Solution: Understand all legal bases (Article 6), choose appropriately, implement properly.
Pitfall #5: "Privacy Kills Innovation"
Reality: Privacy constraints force creative solutions that often become competitive advantages.
Solution: Embrace Privacy-Enhancing Technologies (PETs) as innovation opportunities.
Your 90-Day GDPR-Integrated SDLC Implementation Plan
Ready to actually do this? Here's the roadmap I use with clients:
Days 1-30: Assessment & Planning
Week 1: Data inventory and processing mapping
Week 2: SDLC gap analysis
Week 3: Privacy requirements definition
Week 4: Team training and tooling selection
Days 31-60: Implementation
Week 5-6: Design and architecture updates
Week 7: Development practices and code standards
Week 8: Testing framework implementation
Days 61-90: Validation & Operationalization
Week 9: Privacy testing and validation
Week 10: Deployment process updates
Week 11: Monitoring and maintenance procedures
Week 12: Documentation and team training
Expected Investment:
Small team (5-20 developers): €40,000 - 80,000
Medium team (20-100 developers): €80,000 - 200,000
Large team (100+ developers): €200,000 - 500,000
Expected ROI: Break-even in 12-18 months, positive ROI thereafter from avoided incidents, faster compliance, and competitive advantages.
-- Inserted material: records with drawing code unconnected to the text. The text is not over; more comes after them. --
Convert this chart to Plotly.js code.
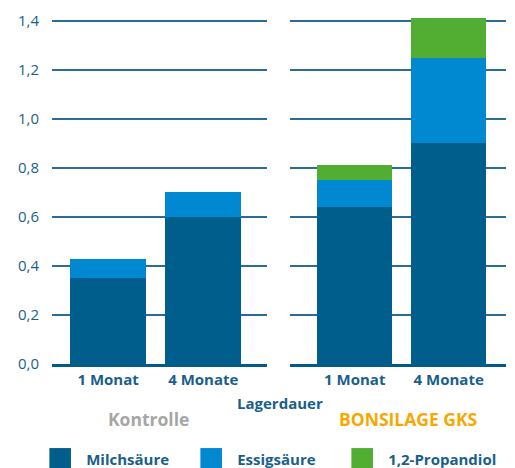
<!DOCTYPE html>
<html>
<head>
<meta charset="utf-8">
<script src="https://cdn.plot.ly/plotly-3.0.1.min.js"></script>
<style>html,body{margin:0;padding:0;background:#fff;}#chart{width:515px;height:468px;}</style>
</head>
<body>
<div id="chart"></div>
<script>
const categories = ["1 Monat", "4 Monate"];
const groups = ["Kontrolle", "BONSILAGE GKS"];
const seriesNames = ["Milchsäure", "Essigsäure", "1,2-Propandiol"];
const kontrolleMilch = [0.35, 0.60];
const kontrolleEssig = [0.08, 0.10];
const kontrolleProp = [0, 0];
const bonsilageMilch = [0.64, 0.90];
const bonsilageEssig = [0.11, 0.35];
const bonsilageProp = [0.06, 0.16];
const yTicks = [0, 0.2, 0.4, 0.6, 0.8, 1.0, 1.2, 1.4];
const yTickText = ["0,0", "0,2", "0,4", "0,6", "0,8", "1,0", "1,2", "1,4"];
const xTitle = "Lagerdauer";

const colors = ["#005e8c", "#0089d1", "#52ae33"];
const txtBlue = "#1a5f8a";
const font = "'Open Sans', sans-serif";

const leftData = [kontrolleMilch, kontrolleEssig, kontrolleProp];
const rightData = [bonsilageMilch, bonsilageEssig, bonsilageProp];
const traces = [];
for (let i = 0; i < 3; i++) {
  traces.push({type: "bar", x: categories, y: leftData[i], name: seriesNames[i],
    marker: {color: colors[i], line: {width: 0}}, xaxis: "x", yaxis: "y",
    legendgroup: "s" + i, showlegend: true, hoverinfo: "y"});
}
for (let i = 0; i < 3; i++) {
  traces.push({type: "bar", x: categories, y: rightData[i], name: seriesNames[i],
    marker: {color: colors[i], line: {width: 0}}, xaxis: "x2", yaxis: "y2",
    legendgroup: "s" + i, showlegend: false, hoverinfo: "y"});
}

const gridColor = "#2a6c94";
const yCommon = {range: [0, 1.42], tickvals: yTicks, showgrid: true, gridcolor: gridColor,
  gridwidth: 2, zeroline: false, showline: false, fixedrange: true};
const xCommon = {type: "category", showline: true, linecolor: "#005b8c", linewidth: 3,
  showgrid: false, zeroline: false, ticks: "", fixedrange: true,
  tickfont: {family: font, size: 15, color: txtBlue, weight: "bold"}};

const layout = {
  width: 515, height: 468,
  margin: {l: 52, r: 9, t: 16, b: 104},
  paper_bgcolor: "#fff", plot_bgcolor: "rgba(0,0,0,0)",
  barmode: "stack", bargap: 0.2,
  font: {family: font, color: txtBlue},
  showlegend: true,
  legend: {orientation: "h", x: 0.078, xanchor: "left", xref: "container",
    y: 0.019, yanchor: "middle", yref: "container",
    font: {family: font, size: 15, color: txtBlue, weight: "bold"},
    entrywidth: 106, entrywidthmode: "pixels", traceorder: "normal", borderwidth: 0},
  xaxis: Object.assign({}, xCommon, {domain: [0, 0.4736], range: [-0.59, 1.67], anchor: "y"}),
  xaxis2: Object.assign({}, xCommon, {domain: [0.524, 1], range: [-0.69, 1.61], anchor: "y2"}),
  yaxis: Object.assign({}, yCommon, {ticktext: yTickText, tickmode: "array", anchor: "x",
    ticklabelstandoff: 12, tickfont: {family: font, size: 15, color: txtBlue}}),
  yaxis2: Object.assign({}, yCommon, {matches: "y", showticklabels: false, anchor: "x2"}),
  annotations: [
    {text: xTitle, xref: "paper", yref: "paper", x: 0.502, y: -0.112, showarrow: false,
      xanchor: "center", yanchor: "middle", font: {family: font, size: 15, color: txtBlue, weight: "bold"}},
    {text: groups[0], xref: "paper", yref: "paper", x: 0.2115, y: -0.158, showarrow: false,
      xanchor: "center", yanchor: "middle", font: {family: font, size: 17.5, color: "#a6a6a6", weight: "bold"}},
    {text: groups[1], xref: "paper", yref: "paper", x: 0.784, y: -0.158, showarrow: false,
      xanchor: "center", yanchor: "middle", font: {family: font, size: 17.5, color: "#f6a800", weight: "bold"}}
  ]
};

Plotly.newPlot("chart", traces, layout, {staticPlot: true, displayModeBar: false}).then(function () {
  document.querySelectorAll(".legend [clip-path]").forEach(function (el) {
    el.removeAttribute("clip-path");
  });
  document.querySelectorAll(".legendpoints path").forEach(function (p) {
    const t = p.getAttribute("transform") || "";
    p.setAttribute("transform", t + " scale(1.8)");
  });
  document.querySelectorAll(".legend text.legendtext").forEach(function (t) {
    const x = parseFloat(t.getAttribute("x") || "40");
    t.setAttribute("x", x + 6);
  });
});
</script>
</body>
</html>
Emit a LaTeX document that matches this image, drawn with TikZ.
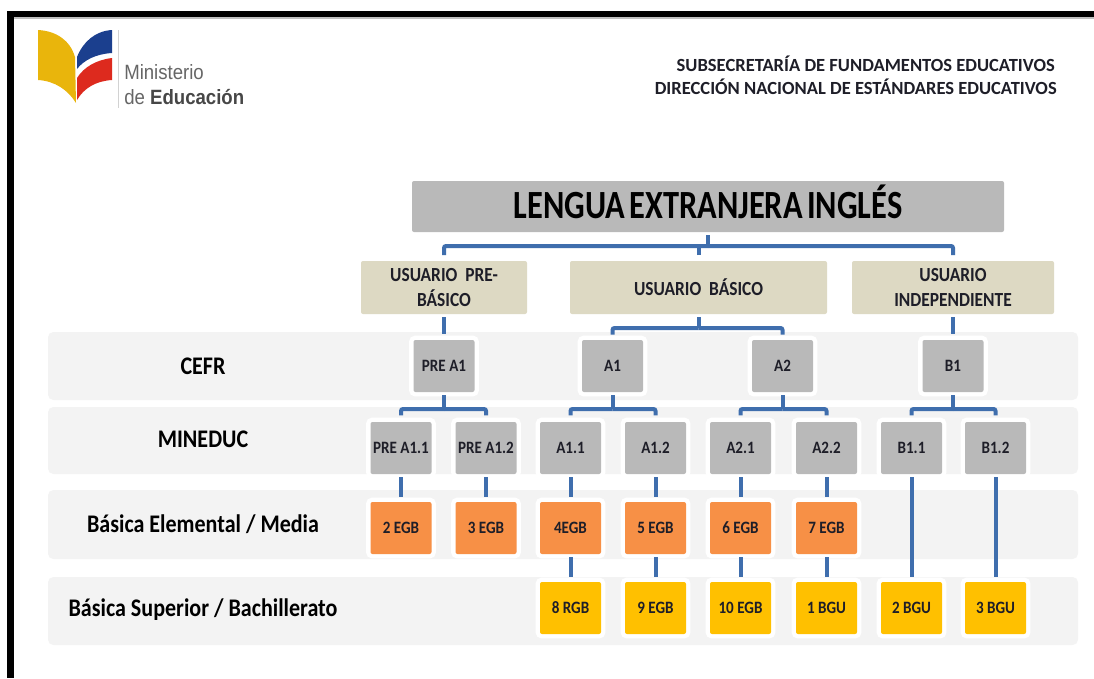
\documentclass[tikz,border=0pt]{standalone}
\usepackage{fontspec}
\setmainfont{Carlito}
\newfontfamily\logofont[FakeStretch=0.9]{Liberation Sans}
\newfontfamily\cndfont[FakeStretch=0.87]{Carlito}
\newfontfamily\titlefont[FakeStretch=0.81,WordSpace=0.6]{Carlito}
\definecolor{bandgray}{HTML}{F3F3F3}
\definecolor{boxgray}{HTML}{B9B9B9}
\definecolor{usertan}{HTML}{DDD9C3}
\definecolor{egborange}{HTML}{F79046}
\definecolor{bguyellow}{HTML}{FFC000}
\definecolor{connblue}{HTML}{3F6EAD}
\definecolor{inkdark}{HTML}{1E1E28}
\definecolor{logoyellow}{HTML}{E9B50C}
\definecolor{logoblue}{HTML}{1B3F8E}
\definecolor{logored}{HTML}{DD2A1E}
\tikzset{
  x=0.75pt,y=-0.75pt,
  pxbox/.style={anchor=north west,inner sep=0pt,outer sep=0pt,rounded corners=1.5pt,align=center,text=inkdark},
  band/.style={fill=bandgray,rounded corners=4pt},
  level/.style={pxbox,fill=boxgray,minimum width=45.75pt,minimum height=39pt,text height=8.2pt,text depth=0pt,
    preaction={draw=white,line width=6.5pt},font=\cndfont\bfseries\fontsize{13}{15}\selectfont},
  egb/.style={level,fill=egborange},
  bgu/.style={level,fill=bguyellow},
  user/.style={pxbox,fill=usertan,font=\cndfont\bfseries\fontsize{15}{19}\selectfont},
  rowlabel/.style={text=black,font=\cndfont\bfseries\fontsize{19}{22}\selectfont,inner sep=0pt},
  head/.style={anchor=east,text=inkdark,font=\bfseries\fontsize{13.9}{16}\selectfont,inner sep=0pt},
  conn/.style={draw=connblue,line width=3pt,rounded corners=1.5pt},
  drop/.style={conn,shorten <=2.25pt,shorten >=2.25pt}
}
\begin{document}
\begin{tikzpicture}
\useasboundingbox (0,0) rectangle (1094,678);
\fill[white] (0,0) rectangle (1094,678);
% frame
\fill[black] (7,11) rectangle (1094,17);
\fill[black] (7,11) rectangle (14,678);
\fill[gray!50] (14,17) rectangle (1094,19);
% logo
\fill[logoyellow] (38,30) .. controls (56,31) and (70,40) .. (75,57) -- (76,103) .. controls (68,90) and (55,81) .. (38,80) -- cycle;
\fill[logoblue] (77,57) .. controls (83,42) and (95,31) .. (112,30) -- (112,53) .. controls (96,54) and (84,60) .. (77,69) -- cycle;
\fill[logored] (77,78) .. controls (84,67) and (96,60) .. (112,58) -- (112,80) .. controls (96,81) and (84,88) .. (77,100) -- cycle;
\draw[gray!35,line width=0.6pt] (118,30) -- (118,108);
\node[anchor=west,inner sep=0pt,text=black!60,font=\logofont\fontsize{15.5}{18}\selectfont] (logoA) at (124,72) {Ministerio};
\node[anchor=west,inner sep=0pt,text=black!60,font=\logofont\fontsize{15.5}{18}\selectfont] (logoB) at (124,97) {de \textbf{\textcolor{black!72}{Educación}}};
% header
\node[head] (h1) at (1055,64) {SUBSECRETARÍA DE FUNDAMENTOS EDUCATIVOS};
\node[head] (h2) at (1057,87) {DIRECCIÓN NACIONAL DE ESTÁNDARES EDUCATIVOS};
% bands
\fill[band] (48,332) rectangle (1078,400);
\fill[band] (48,407) rectangle (1078,474);
\fill[band] (48,490) rectangle (1078,559);
\fill[band] (48,577) rectangle (1078,645);
% row labels
\node[rowlabel] (r1) at (203,366) {CEFR};
\node[rowlabel] (r2) at (203,439) {MINEDUC};
\node[rowlabel] (r3) at (203,524) {Básica Elemental / Media};
\node[rowlabel] (r4) at (203,610) {Básica Superior / Bachillerato};
% title and users
\node[pxbox,fill=boxgray,minimum width=444pt,minimum height=38.25pt,text=black,text height=20pt,text depth=2pt,font=\titlefont\bfseries\fontsize{30}{32}\selectfont] (top) at (412,181) {LENGUA EXTRANJERA INGLÉS};
\node[user,minimum width=124.5pt,minimum height=39.75pt] (u1) at (361,261) {USUARIO\ \ PRE-\\BÁSICO};
\node[user,minimum width=192.75pt,minimum height=39.75pt] (u2) at (570,261) {USUARIO\ \ BÁSICO};
\node[user,minimum width=151.5pt,minimum height=39.75pt] (u3) at (852,261) {USUARIO\\INDEPENDIENTE};
% CEFR
\node[level] (preA) at (413.5,340) {PRE A1};
\node[level] (aA) at (582,340) {A1};
\node[level] (aB) at (752,340) {A2};
\node[level] (bA) at (922.5,340) {B1};
% MINEDUC
\node[level] (m1) at (370.5,422) {PRE A1.1};
\node[level] (m2) at (455.5,422) {PRE A1.2};
\node[level] (m3) at (540,422) {A1.1};
\node[level] (m4) at (625,422) {A1.2};
\node[level] (m5) at (710,422) {A2.1};
\node[level] (m6) at (796,422) {A2.2};
\node[level] (m7) at (881,422) {B1.1};
\node[level] (m8) at (965,422) {B1.2};
% EGB
\node[egb] (e1) at (370.5,502) {2 EGB};
\node[egb] (e2) at (455.5,502) {3 EGB};
\node[egb] (e3) at (540,502) {4EGB};
\node[egb] (e4) at (625,502) {5 EGB};
\node[egb] (e5) at (710,502) {6 EGB};
\node[egb] (e6) at (796,502) {7 EGB};
% BGU
\node[bgu] (s3) at (540,582) {8 RGB};
\node[bgu] (s4) at (625,582) {9 EGB};
\node[bgu] (s5) at (710,582) {10 EGB};
\node[bgu] (s6) at (796,582) {1 BGU};
\node[bgu] (s7) at (881,582) {2 BGU};
\node[bgu] (s8) at (965,582) {3 BGU};
% junctions
\coordinate (jTop) at (708,246);
\coordinate (jU) at (698.5,328);
\coordinate (jP) at (444,409);
\coordinate (jA) at (612.5,409);
\coordinate (jB) at (782.5,409);
\coordinate (jC) at (953,409);
% connectors
\draw[conn,shorten <=2.25pt] (top.south) -- (jTop);
\draw[conn,shorten <=4.5pt] (u1.north) |- (jTop);
\draw[conn,shorten <=4.5pt] (u2.north) -- (u2.north|-jTop);
\draw[conn,shorten <=4.5pt] (u3.north) |- (jTop);
\draw[conn,shorten <=2.25pt,shorten >=4.5pt] (u1.south) -- (preA.north);
\draw[conn,shorten <=2.25pt] (u2.south) -- (jU);
\draw[conn,shorten <=4pt] (aA.north) |- (jU);
\draw[conn,shorten <=4pt] (aB.north) |- (jU);
\draw[conn,shorten <=2.25pt,shorten >=4.5pt] (u3.south) -- (bA.north);
\foreach \p/\j/\a/\b in {preA/jP/m1/m2,aA/jA/m3/m4,aB/jB/m5/m6,bA/jC/m7/m8}{
  \draw[conn,shorten <=2.25pt] (\p.south) -- (\j);
  \draw[conn,shorten <=5pt] (\a.north) |- (\j);
  \draw[conn,shorten <=5pt] (\b.north) |- (\j);
}
\foreach \a/\b in {m1/e1,m2/e2,m3/e3,m4/e4,m5/e5,m6/e6,e3/s3,e4/s4,e5/s5,e6/s6,m7/s7,m8/s8}{
  \draw[drop,shorten >=3.5pt] (\a.south) -- (\b.north);
}
\end{tikzpicture}
\end{document}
The Future: Privacy-First Development as Standard Practice
Here's my prediction after fifteen years in this field: Within five years, privacy-integrated SDLC won't be a "GDPR thing"—it'll be standard software engineering practice.
Why? Because:
Global privacy regulations are converging on GDPR-like standards
Consumers increasingly demand privacy controls
Privacy violations carry catastrophic business consequences
Privacy-enhancing technologies are becoming easier to implement
The next generation of developers expects privacy-by-design
The companies that embrace this now will have a 3-5 year competitive advantage over those that resist.
Final Thoughts: Privacy as Craftsmanship
I'll leave you with this: Integrating privacy into your SDLC isn't just about compliance. It's about craftsmanship.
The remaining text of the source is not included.